World News
Oil Ekes Out Gains As Russia Dominates Analytical Concerns
The U.S. sanctions against Russia proved their resilience as a primary concern for crude traders on Tuesday, with oil prices rising about 1 percent after analysts further weighed their impact on world trade.
Also supporting oil was U.S. president Donald Trump stating that Washington was interviewing for a new chair of the Federal Reserve and that “some great names” were being considered.
Brent settled up 69 cents, or 1.07 percent, at $64.89 per barrel; West Texas Intermediate settled up 83 cents, or 1.39 percent, to $60.74.
Russia's influence on Tuesday’s oil trading was with regards to an earlier statement from the U.S. Treasury’s Office of Foreign Assets Control that analysis of the initial market impact of the sanctions announced on October 22 "are having their intended effect of dampening Russian revenues by lowering the price of Russian oil and therefore the country's ability to fund its war effort against Ukraine."

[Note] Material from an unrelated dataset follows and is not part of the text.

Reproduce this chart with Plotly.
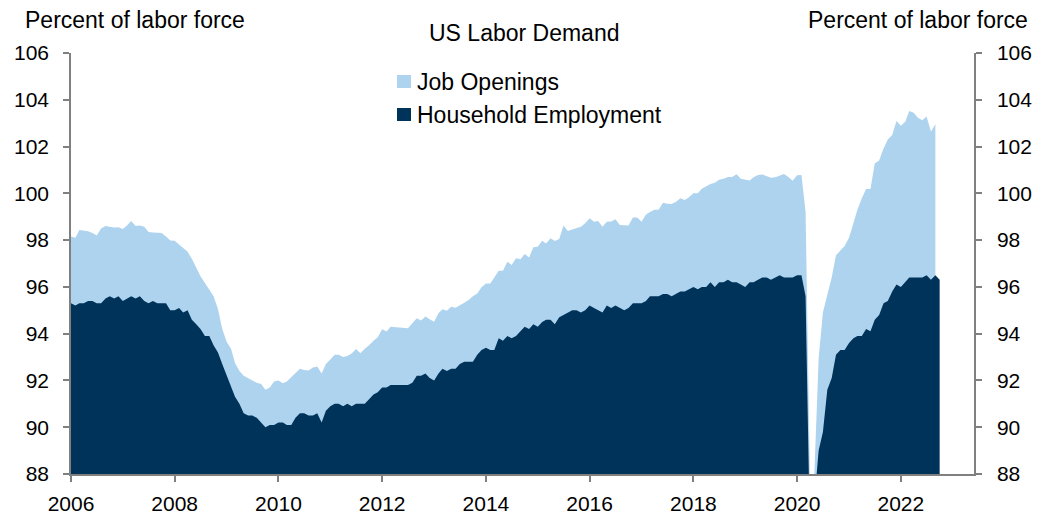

Balancing that was the revival of operations at Russia's Novorossiysk port, previously offline due to a Ukrainian drone strike: this capped Tuesday’s gains, “as reports indicate that loadings have resumed sooner than expected at Novorossiysk," stated Tony Sycamore, analyst at IG, in a note.

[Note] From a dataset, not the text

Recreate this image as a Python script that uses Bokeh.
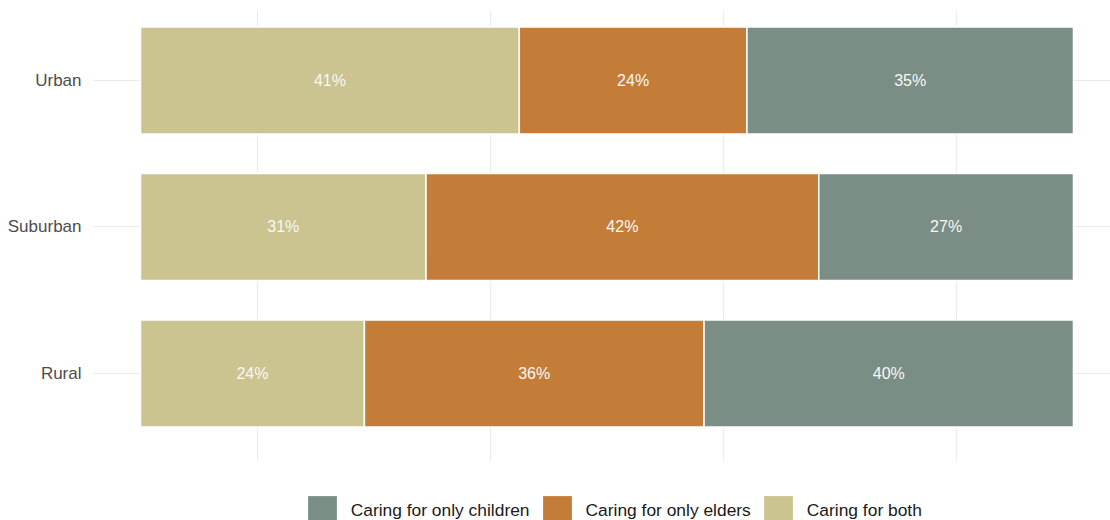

Although Goldman Sachs reiterated its prediction that oil prices will decline through 2026 due to a perceived global overabundance of the commodity, the bank admitted that Brent could rise above $70 a barrel in 2026/2027 if Russian output falls more sharply.
As for near-future prospects in the trading world, Bloomberg noted that simmering geopolitical risks could put a floor on oil prices, “including attacks in Sudan that have crimped exports, and Iran’s seizure of an oil tanker last week near the vital Strait of Hormuz; the market in also weighing the potential fallout from U.S. pressure on Venezuela.”